In some ways it would be better (less magic in the compiler), in some other ways it would be worse since the syntax would be even farther from JS/flow, at least when dealing with types. Then again, most of this stuff can be built-in/std-lib-ed so that most users don't need to worry about it.

For example indexing into a string could be done via better primitives like so

type String = ({ length: i32 }, i32); // can be used as an i32 or object with field .length
// syntax TBD
// " -> { " denotes a Block not a function, kind of important distinction
operator String[] = (target : String, index : i32) -> {
    // do t.length sanity check perhaps
    return i32.load(t + ((1 + index) << 2));
};

Current array logic would also be "implemented" in the same way, technically it already is, just inside the compiler not in user-land.

Along these lines. The goal at the end of the day is to allow the user to use wasm however. And as much as I'd like to avoid creating a new language/type system there seems to be no way around it without limiting usability.

I'll likely open up a new discussion on the topic as it's a bigger issue than "how to set data sections".

As you can see with with my comment history, I never really cared about the "seems like js" feature. I think C is close enough, and this is why I proposed C like solutions. We have a C like memory management problem here!

As for your operator/block idea, you can simplify the syntax by not implementing an operator keyword, but predefining operators as syntax sugar that maps to a named function.

For example,

function array_accessor(target : String, index : i32) {
    // do t.length sanity check perhaps
    return i32.load(t + ((1 + index) << 2));
}
const foo: String = 'bar';
foo[2] is just sugar for array_accessor(foo, 2)
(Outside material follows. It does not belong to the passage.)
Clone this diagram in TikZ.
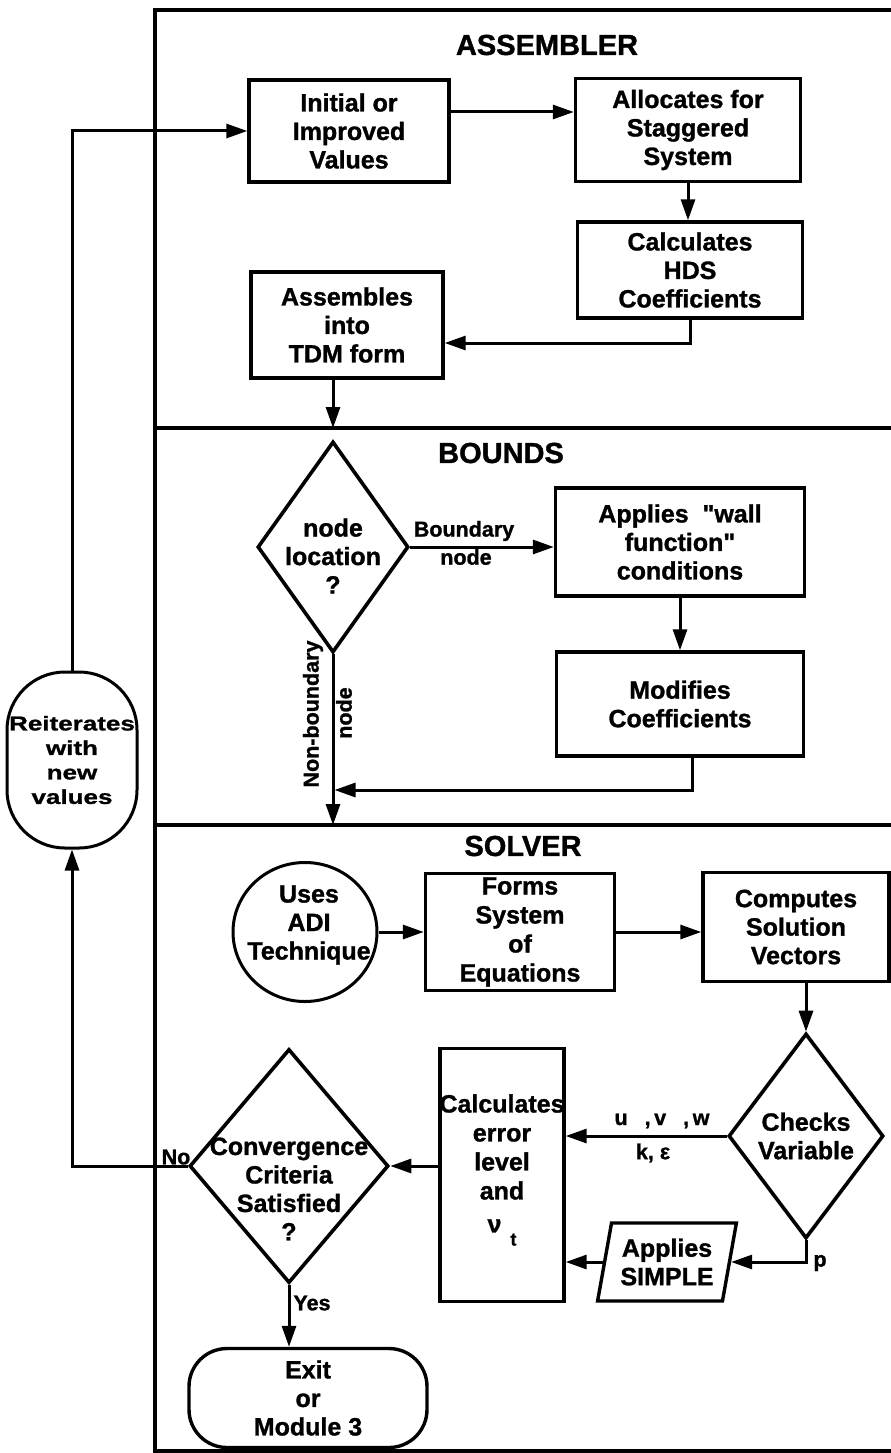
\documentclass[tikz,border=0pt]{standalone}
\usepackage{fontspec}
\newfontfamily\hv{Liberation Sans}[BoldFeatures={FakeBold=1.2}]
\newfontfamily\widesans{Liberation Sans}[FakeStretch=1.3, BoldFeatures={FakeBold=1.2}]
\usetikzlibrary{arrows.meta,shapes.geometric}

\begin{document}
\begin{tikzpicture}[x=1pt,y=-1pt,
  txt/.style={font=\hv\fontsize{25}{28.5}\selectfont\bfseries, align=center, inner sep=0pt},
  small/.style={font=\hv\fontsize{21.5}{24}\selectfont\bfseries, inner sep=0pt},
  title/.style={font=\hv\fontsize{29}{32}\selectfont\bfseries, inner sep=0pt},
  proc/.style={draw, line width=3.4pt, txt, inner sep=0pt},
  decision/.style={draw, diamond, line width=3.6pt, inner sep=0pt},
  arr/.style={line width=3pt, -{Triangle[length=21pt,width=14pt]}},
  frame/.style={line width=3.4pt}
]
\useasboundingbox (0,0) rectangle (891,1453);
\fill[white] (0,0) rectangle (891,1453);

% module frame and section dividers
\coordinate (div1) at (155,428);
\coordinate (div2) at (155,825);
\draw[frame] (891,10) -- (155,10) -- (155,1453);
\draw[frame] (155,1451) -- (891,1451);
\draw[frame] (div1) -- (891,428);
\draw[frame] (div2) -- (891,825);

% section titles
\node[title] (tAsm) at (547,45) {ASSEMBLER};
\node[title] (tBnd) at (501,453) {BOUNDS};
\node[title] (tSol) at (523,846) {SOLVER};

% ASSEMBLER
\node[proc, minimum width=200pt, minimum height=102pt] (init) at (349,131) {Initial or\\Improved\\Values};
\node[proc, minimum width=225pt, minimum height=103pt] (alloc) at (688,130) {Allocates for\\Staggered\\System};
\node[proc, minimum width=225pt, minimum height=96pt] (calc) at (690,270) {Calculates\\HDS\\Coefficients};
\node[proc, minimum width=192pt, minimum height=106pt] (assemb) at (347,325) {Assembles\\into\\TDM form};

% BOUNDS
\node[decision, minimum width=151pt, minimum height=211pt] (loc) at (333,547) {};
\node[txt] (locT) at (333,556) {node\\location\\?};
\node[proc, minimum width=249pt, minimum height=108pt] (wall) at (680,542) {Applies\ \ "wall\\function"\\conditions};
\node[proc, minimum width=247pt, minimum height=104pt] (modif) at (680,704) {Modifies\\Coefficients};

% SOLVER
\node[draw, ellipse, line width=3pt, minimum width=144pt, minimum height=139pt, inner sep=0pt] (adi) at (305,932) {};
\node[txt] (adiT) at (309,925) {Uses\\ADI\\Technique};
\node[proc, minimum width=189pt, minimum height=117pt, font=\hv\fontsize{25}{29}\selectfont\bfseries] (forms) at (520,932) {Forms\\System\\of\\Equations};
\node[proc, minimum width=186pt, minimum height=109pt] (comp) at (796,927) {Computes\\Solution\\Vectors};
\node[decision, minimum width=155pt, minimum height=205pt] (checks) at (806,1136) {};
\node[txt] (checksT) at (806,1136) {Checks\\Variable};
\node[proc, minimum width=124pt, minimum height=253pt] (calcerr) at (502,1175) {};
\node[txt, font=\hv\fontsize{25}{29}\selectfont\bfseries] (calcerrT) at (502,1170)
  {Calculates\\error\\level\\and\\[4pt]ν\hspace{9pt}\raisebox{-13pt}{\fontsize{18}{18}\selectfont t}};
\node[draw, trapezium, trapezium left angle=76, trapezium right angle=104,
      trapezium stretches=true, line width=3.4pt, minimum width=139pt,
      minimum height=78pt, txt] (simple) at (667,1262) {Applies\\SIMPLE};
\node[decision, minimum width=199pt, minimum height=234pt] (conv) at (289,1166) {};
\node[txt] (convT) at (289,1189) {Convergence\\Criteria\\Satisfied\\?};
\node[draw, rounded corners=38pt, line width=3.4pt, minimum width=238pt, minimum height=99pt, txt] (exit) at (308,1398) {Exit\\or\\Module 3};
\node[draw, rounded corners=58pt, line width=3pt, minimum width=130pt, minimum height=176pt,
      inner sep=0pt, align=center, font=\widesans\fontsize{20}{24.5}\selectfont\bfseries] (reiter) at (72,760)
  {Reiterates\\with\\new\\values};

% connectors
\draw[arr] (reiter.north) |- (init.west);
\draw[arr] (init.east |- 0,112) -- (alloc.west |- 0,112);
\draw[arr] (alloc.south) -- (alloc.south |- calc.north);
\draw[arr] (calc.south) |- (assemb.east |- 0,343);
\draw[arr] (loc.north |- assemb.south) -- (loc.north |- div1);
\draw[arr] (loc.east) -- (wall.west |- loc.east);
\draw[arr] (wall.south) -- (wall.south |- modif.north);
\draw[arr] ([xshift=12pt]modif.south) |- ([xshift=1.5pt]loc.south |- 0,790);
\draw[arr] (loc.south) -- (loc.south |- div2);
\draw[arr] (adi.east) -- (forms.west |- adi.east);
\draw[arr] (forms.east) -- (comp.west |- forms.east);
\draw[arr] (checks.north |- comp.south) -- (checks.north);
\draw[arr] (checks.west) -- (calcerr.east |- checks.west);
\draw[arr] (checks.south) |- (simple.east);
\draw[arr] (simple.west) -- (calcerr.east |- simple.west);
\draw[arr] (calcerr.west |- conv.east) -- (conv.east);
\draw[arr] (conv.west) -| (reiter.south);
\draw[arr] (conv.south) -- (conv.south |- exit.north);

% connector labels
\node[small] (lBnd) at (464,531) {Boundary};
\node[small] (lBndN) at (466,557) {node};
\node[small, rotate=90] (lNon) at (313,714) {Non-boundary};
\node[small, rotate=90] (lNonN) at (344,713) {node};
\node[small] (lUvw) at (662,1121) {u\hspace{17pt},\,v\hspace{17pt},\,w};
\node[small] (lKe) at (653,1153) {k, ε};
\node[small] (lP) at (820,1263) {p};
\node[small] (lNo) at (176,1157) {No};
\node[small] (lYes) at (312,1303) {Yes};
\end{tikzpicture}
\end{document}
But this would imply you need to implement function overloading or generics function array_accessor<T>(target: T, index i32) { yikes

Hacky idea: preprocessor directives at the top that include type definitions:

#import 'stdlib.walt';
#import 'memory-manager.walt';

Or you could go really nuts with a module system for the compiler that makes it like Babel:

const walt = require('walt-compiler');
const unsigned = require('walt-unsigned-types');
const pointerSyntax = require('walt-pointer-syntax');
walt.compile(`
      export function test(n: u32): void {
        const array: u32[] = &n;
        n[0] = x * y;
      }
`, [unsigned, pointerSyntax]);

Yup, the compiler already supports extensions. All of the current features are written as internal (enabled by default) language extensions and grammar. There is a reference implementation of closures as a plugin to demonstrate how a complex extension could be made and injected into a compiler.

I'll probably make a package (similar to babel presents) for all experimental-* features for these type of changes.